SET TASK :: Would you restate all the data that follows, word for word?

AVAILABLE DATA ::
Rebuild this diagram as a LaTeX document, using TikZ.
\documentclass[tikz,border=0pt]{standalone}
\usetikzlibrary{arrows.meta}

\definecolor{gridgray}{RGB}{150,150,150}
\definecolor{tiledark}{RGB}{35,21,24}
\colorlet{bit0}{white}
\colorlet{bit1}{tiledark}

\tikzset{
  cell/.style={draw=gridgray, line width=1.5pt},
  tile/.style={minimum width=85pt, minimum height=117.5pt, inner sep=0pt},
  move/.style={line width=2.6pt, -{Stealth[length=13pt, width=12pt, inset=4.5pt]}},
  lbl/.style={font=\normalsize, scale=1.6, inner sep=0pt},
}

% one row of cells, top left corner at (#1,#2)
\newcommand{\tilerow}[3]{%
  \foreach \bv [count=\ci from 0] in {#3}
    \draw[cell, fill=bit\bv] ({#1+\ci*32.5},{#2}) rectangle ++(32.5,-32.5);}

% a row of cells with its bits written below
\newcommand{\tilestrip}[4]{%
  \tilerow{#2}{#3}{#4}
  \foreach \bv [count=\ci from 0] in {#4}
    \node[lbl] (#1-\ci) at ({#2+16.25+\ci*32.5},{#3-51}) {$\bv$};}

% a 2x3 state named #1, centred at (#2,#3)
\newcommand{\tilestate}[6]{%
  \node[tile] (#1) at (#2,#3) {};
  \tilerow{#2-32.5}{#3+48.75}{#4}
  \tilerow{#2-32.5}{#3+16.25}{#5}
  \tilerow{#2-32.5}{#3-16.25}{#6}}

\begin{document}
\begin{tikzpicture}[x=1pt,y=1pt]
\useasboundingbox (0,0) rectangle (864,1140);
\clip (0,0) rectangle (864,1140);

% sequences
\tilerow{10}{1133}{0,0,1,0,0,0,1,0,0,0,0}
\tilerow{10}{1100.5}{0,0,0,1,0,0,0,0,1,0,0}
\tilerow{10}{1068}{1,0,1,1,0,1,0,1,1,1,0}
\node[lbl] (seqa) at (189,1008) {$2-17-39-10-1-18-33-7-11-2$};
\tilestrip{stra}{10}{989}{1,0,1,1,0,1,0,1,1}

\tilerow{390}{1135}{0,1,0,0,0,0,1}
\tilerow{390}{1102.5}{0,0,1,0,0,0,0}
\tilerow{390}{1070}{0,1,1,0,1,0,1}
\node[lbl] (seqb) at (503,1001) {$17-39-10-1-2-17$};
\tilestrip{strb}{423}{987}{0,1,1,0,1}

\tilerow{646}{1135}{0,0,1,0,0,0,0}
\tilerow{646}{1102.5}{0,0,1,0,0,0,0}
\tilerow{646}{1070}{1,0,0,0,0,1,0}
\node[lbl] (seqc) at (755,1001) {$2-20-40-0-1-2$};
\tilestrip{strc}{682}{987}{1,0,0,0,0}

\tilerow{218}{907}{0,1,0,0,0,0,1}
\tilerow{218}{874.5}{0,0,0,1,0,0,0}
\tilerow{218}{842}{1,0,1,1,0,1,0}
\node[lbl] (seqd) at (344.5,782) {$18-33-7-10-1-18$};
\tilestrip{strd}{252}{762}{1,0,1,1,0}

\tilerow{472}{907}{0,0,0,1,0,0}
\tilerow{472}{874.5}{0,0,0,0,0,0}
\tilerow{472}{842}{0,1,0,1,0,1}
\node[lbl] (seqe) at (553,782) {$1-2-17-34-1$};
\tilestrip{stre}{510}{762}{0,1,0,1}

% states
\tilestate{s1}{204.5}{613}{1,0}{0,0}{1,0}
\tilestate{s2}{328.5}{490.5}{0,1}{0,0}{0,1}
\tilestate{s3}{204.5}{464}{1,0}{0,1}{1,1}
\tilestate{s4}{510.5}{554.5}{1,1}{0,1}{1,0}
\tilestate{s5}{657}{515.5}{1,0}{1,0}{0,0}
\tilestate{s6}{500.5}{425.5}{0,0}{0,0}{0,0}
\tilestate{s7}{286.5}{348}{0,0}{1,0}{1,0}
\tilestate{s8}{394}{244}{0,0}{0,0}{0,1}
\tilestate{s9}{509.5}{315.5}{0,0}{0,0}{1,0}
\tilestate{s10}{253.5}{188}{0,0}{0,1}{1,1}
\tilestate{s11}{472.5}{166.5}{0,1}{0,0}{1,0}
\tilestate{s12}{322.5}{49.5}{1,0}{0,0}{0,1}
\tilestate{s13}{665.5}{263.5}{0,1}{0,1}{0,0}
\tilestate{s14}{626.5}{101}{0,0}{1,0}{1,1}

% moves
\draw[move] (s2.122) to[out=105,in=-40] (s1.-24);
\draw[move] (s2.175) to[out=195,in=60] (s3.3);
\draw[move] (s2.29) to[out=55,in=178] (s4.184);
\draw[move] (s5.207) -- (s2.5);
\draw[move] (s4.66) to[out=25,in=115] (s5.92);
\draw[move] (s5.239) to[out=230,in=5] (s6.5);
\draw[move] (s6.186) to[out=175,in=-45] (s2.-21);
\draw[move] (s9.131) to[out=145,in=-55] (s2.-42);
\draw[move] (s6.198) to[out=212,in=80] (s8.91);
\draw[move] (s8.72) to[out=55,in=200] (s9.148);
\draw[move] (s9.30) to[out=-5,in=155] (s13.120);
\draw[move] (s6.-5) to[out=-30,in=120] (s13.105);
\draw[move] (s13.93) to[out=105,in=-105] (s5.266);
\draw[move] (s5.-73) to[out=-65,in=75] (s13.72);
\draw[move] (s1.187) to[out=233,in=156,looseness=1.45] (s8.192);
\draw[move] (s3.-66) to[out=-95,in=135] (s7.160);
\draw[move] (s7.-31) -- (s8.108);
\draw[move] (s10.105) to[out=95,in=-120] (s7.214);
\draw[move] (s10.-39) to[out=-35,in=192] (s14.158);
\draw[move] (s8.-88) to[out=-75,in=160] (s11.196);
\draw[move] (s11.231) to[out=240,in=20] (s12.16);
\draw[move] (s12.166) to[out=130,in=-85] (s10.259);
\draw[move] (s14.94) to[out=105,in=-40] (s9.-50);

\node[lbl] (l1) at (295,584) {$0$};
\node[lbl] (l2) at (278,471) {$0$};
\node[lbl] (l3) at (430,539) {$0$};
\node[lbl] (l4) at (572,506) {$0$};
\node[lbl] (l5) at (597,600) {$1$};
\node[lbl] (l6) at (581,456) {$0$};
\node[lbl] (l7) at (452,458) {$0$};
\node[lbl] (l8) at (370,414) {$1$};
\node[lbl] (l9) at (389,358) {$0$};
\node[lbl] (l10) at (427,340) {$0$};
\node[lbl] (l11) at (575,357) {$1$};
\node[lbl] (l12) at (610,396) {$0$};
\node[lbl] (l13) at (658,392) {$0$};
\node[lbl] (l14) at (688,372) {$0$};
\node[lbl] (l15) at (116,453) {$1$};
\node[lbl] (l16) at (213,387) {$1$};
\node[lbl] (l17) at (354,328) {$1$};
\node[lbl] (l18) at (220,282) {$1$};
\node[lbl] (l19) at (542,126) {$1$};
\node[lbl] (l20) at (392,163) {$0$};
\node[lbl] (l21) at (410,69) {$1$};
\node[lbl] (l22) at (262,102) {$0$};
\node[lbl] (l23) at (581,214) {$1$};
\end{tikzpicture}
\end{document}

RESPONSE TO THE EXERCISE ::
Rebuild this diagram as a LaTeX document, using TikZ.
\documentclass[tikz,border=0pt]{standalone}
\usetikzlibrary{arrows.meta}

\definecolor{gridgray}{RGB}{150,150,150}
\definecolor{tiledark}{RGB}{35,21,24}
\colorlet{bit0}{white}
\colorlet{bit1}{tiledark}

\tikzset{
  cell/.style={draw=gridgray, line width=1.5pt},
  tile/.style={minimum width=85pt, minimum height=117.5pt, inner sep=0pt},
  move/.style={line width=2.6pt, -{Stealth[length=13pt, width=12pt, inset=4.5pt]}},
  lbl/.style={font=\normalsize, scale=1.6, inner sep=0pt},
}

% one row of cells, top left corner at (#1,#2)
\newcommand{\tilerow}[3]{%
  \foreach \bv [count=\ci from 0] in {#3}
    \draw[cell, fill=bit\bv] ({#1+\ci*32.5},{#2}) rectangle ++(32.5,-32.5);}

% a row of cells with its bits written below
\newcommand{\tilestrip}[4]{%
  \tilerow{#2}{#3}{#4}
  \foreach \bv [count=\ci from 0] in {#4}
    \node[lbl] (#1-\ci) at ({#2+16.25+\ci*32.5},{#3-51}) {$\bv$};}

% a 2x3 state named #1, centred at (#2,#3)
\newcommand{\tilestate}[6]{%
  \node[tile] (#1) at (#2,#3) {};
  \tilerow{#2-32.5}{#3+48.75}{#4}
  \tilerow{#2-32.5}{#3+16.25}{#5}
  \tilerow{#2-32.5}{#3-16.25}{#6}}

\begin{document}
\begin{tikzpicture}[x=1pt,y=1pt]
\useasboundingbox (0,0) rectangle (864,1140);
\clip (0,0) rectangle (864,1140);

% sequences
\tilerow{10}{1133}{0,0,1,0,0,0,1,0,0,0,0}
\tilerow{10}{1100.5}{0,0,0,1,0,0,0,0,1,0,0}
\tilerow{10}{1068}{1,0,1,1,0,1,0,1,1,1,0}
\node[lbl] (seqa) at (189,1008) {$2-17-39-10-1-18-33-7-11-2$};
\tilestrip{stra}{10}{989}{1,0,1,1,0,1,0,1,1}

\tilerow{390}{1135}{0,1,0,0,0,0,1}
\tilerow{390}{1102.5}{0,0,1,0,0,0,0}
\tilerow{390}{1070}{0,1,1,0,1,0,1}
\node[lbl] (seqb) at (503,1001) {$17-39-10-1-2-17$};
\tilestrip{strb}{423}{987}{0,1,1,0,1}

\tilerow{646}{1135}{0,0,1,0,0,0,0}
\tilerow{646}{1102.5}{0,0,1,0,0,0,0}
\tilerow{646}{1070}{1,0,0,0,0,1,0}
\node[lbl] (seqc) at (755,1001) {$2-20-40-0-1-2$};
\tilestrip{strc}{682}{987}{1,0,0,0,0}

\tilerow{218}{907}{0,1,0,0,0,0,1}
\tilerow{218}{874.5}{0,0,0,1,0,0,0}
\tilerow{218}{842}{1,0,1,1,0,1,0}
\node[lbl] (seqd) at (344.5,782) {$18-33-7-10-1-18$};
\tilestrip{strd}{252}{762}{1,0,1,1,0}

\tilerow{472}{907}{0,0,0,1,0,0}
\tilerow{472}{874.5}{0,0,0,0,0,0}
\tilerow{472}{842}{0,1,0,1,0,1}
\node[lbl] (seqe) at (553,782) {$1-2-17-34-1$};
\tilestrip{stre}{510}{762}{0,1,0,1}

% states
\tilestate{s1}{204.5}{613}{1,0}{0,0}{1,0}
\tilestate{s2}{328.5}{490.5}{0,1}{0,0}{0,1}
\tilestate{s3}{204.5}{464}{1,0}{0,1}{1,1}
\tilestate{s4}{510.5}{554.5}{1,1}{0,1}{1,0}
\tilestate{s5}{657}{515.5}{1,0}{1,0}{0,0}
\tilestate{s6}{500.5}{425.5}{0,0}{0,0}{0,0}
\tilestate{s7}{286.5}{348}{0,0}{1,0}{1,0}
\tilestate{s8}{394}{244}{0,0}{0,0}{0,1}
\tilestate{s9}{509.5}{315.5}{0,0}{0,0}{1,0}
\tilestate{s10}{253.5}{188}{0,0}{0,1}{1,1}
\tilestate{s11}{472.5}{166.5}{0,1}{0,0}{1,0}
\tilestate{s12}{322.5}{49.5}{1,0}{0,0}{0,1}
\tilestate{s13}{665.5}{263.5}{0,1}{0,1}{0,0}
\tilestate{s14}{626.5}{101}{0,0}{1,0}{1,1}

% moves
\draw[move] (s2.122) to[out=105,in=-40] (s1.-24);
\draw[move] (s2.175) to[out=195,in=60] (s3.3);
\draw[move] (s2.29) to[out=55,in=178] (s4.184);
\draw[move] (s5.207) -- (s2.5);
\draw[move] (s4.66) to[out=25,in=115] (s5.92);
\draw[move] (s5.239) to[out=230,in=5] (s6.5);
\draw[move] (s6.186) to[out=175,in=-45] (s2.-21);
\draw[move] (s9.131) to[out=145,in=-55] (s2.-42);
\draw[move] (s6.198) to[out=212,in=80] (s8.91);
\draw[move] (s8.72) to[out=55,in=200] (s9.148);
\draw[move] (s9.30) to[out=-5,in=155] (s13.120);
\draw[move] (s6.-5) to[out=-30,in=120] (s13.105);
\draw[move] (s13.93) to[out=105,in=-105] (s5.266);
\draw[move] (s5.-73) to[out=-65,in=75] (s13.72);
\draw[move] (s1.187) to[out=233,in=156,looseness=1.45] (s8.192);
\draw[move] (s3.-66) to[out=-95,in=135] (s7.160);
\draw[move] (s7.-31) -- (s8.108);
\draw[move] (s10.105) to[out=95,in=-120] (s7.214);
\draw[move] (s10.-39) to[out=-35,in=192] (s14.158);
\draw[move] (s8.-88) to[out=-75,in=160] (s11.196);
\draw[move] (s11.231) to[out=240,in=20] (s12.16);
\draw[move] (s12.166) to[out=130,in=-85] (s10.259);
\draw[move] (s14.94) to[out=105,in=-40] (s9.-50);

\node[lbl] (l1) at (295,584) {$0$};
\node[lbl] (l2) at (278,471) {$0$};
\node[lbl] (l3) at (430,539) {$0$};
\node[lbl] (l4) at (572,506) {$0$};
\node[lbl] (l5) at (597,600) {$1$};
\node[lbl] (l6) at (581,456) {$0$};
\node[lbl] (l7) at (452,458) {$0$};
\node[lbl] (l8) at (370,414) {$1$};
\node[lbl] (l9) at (389,358) {$0$};
\node[lbl] (l10) at (427,340) {$0$};
\node[lbl] (l11) at (575,357) {$1$};
\node[lbl] (l12) at (610,396) {$0$};
\node[lbl] (l13) at (658,392) {$0$};
\node[lbl] (l14) at (688,372) {$0$};
\node[lbl] (l15) at (116,453) {$1$};
\node[lbl] (l16) at (213,387) {$1$};
\node[lbl] (l17) at (354,328) {$1$};
\node[lbl] (l18) at (220,282) {$1$};
\node[lbl] (l19) at (542,126) {$1$};
\node[lbl] (l20) at (392,163) {$0$};
\node[lbl] (l21) at (410,69) {$1$};
\node[lbl] (l22) at (262,102) {$0$};
\node[lbl] (l23) at (581,214) {$1$};
\end{tikzpicture}
\end{document}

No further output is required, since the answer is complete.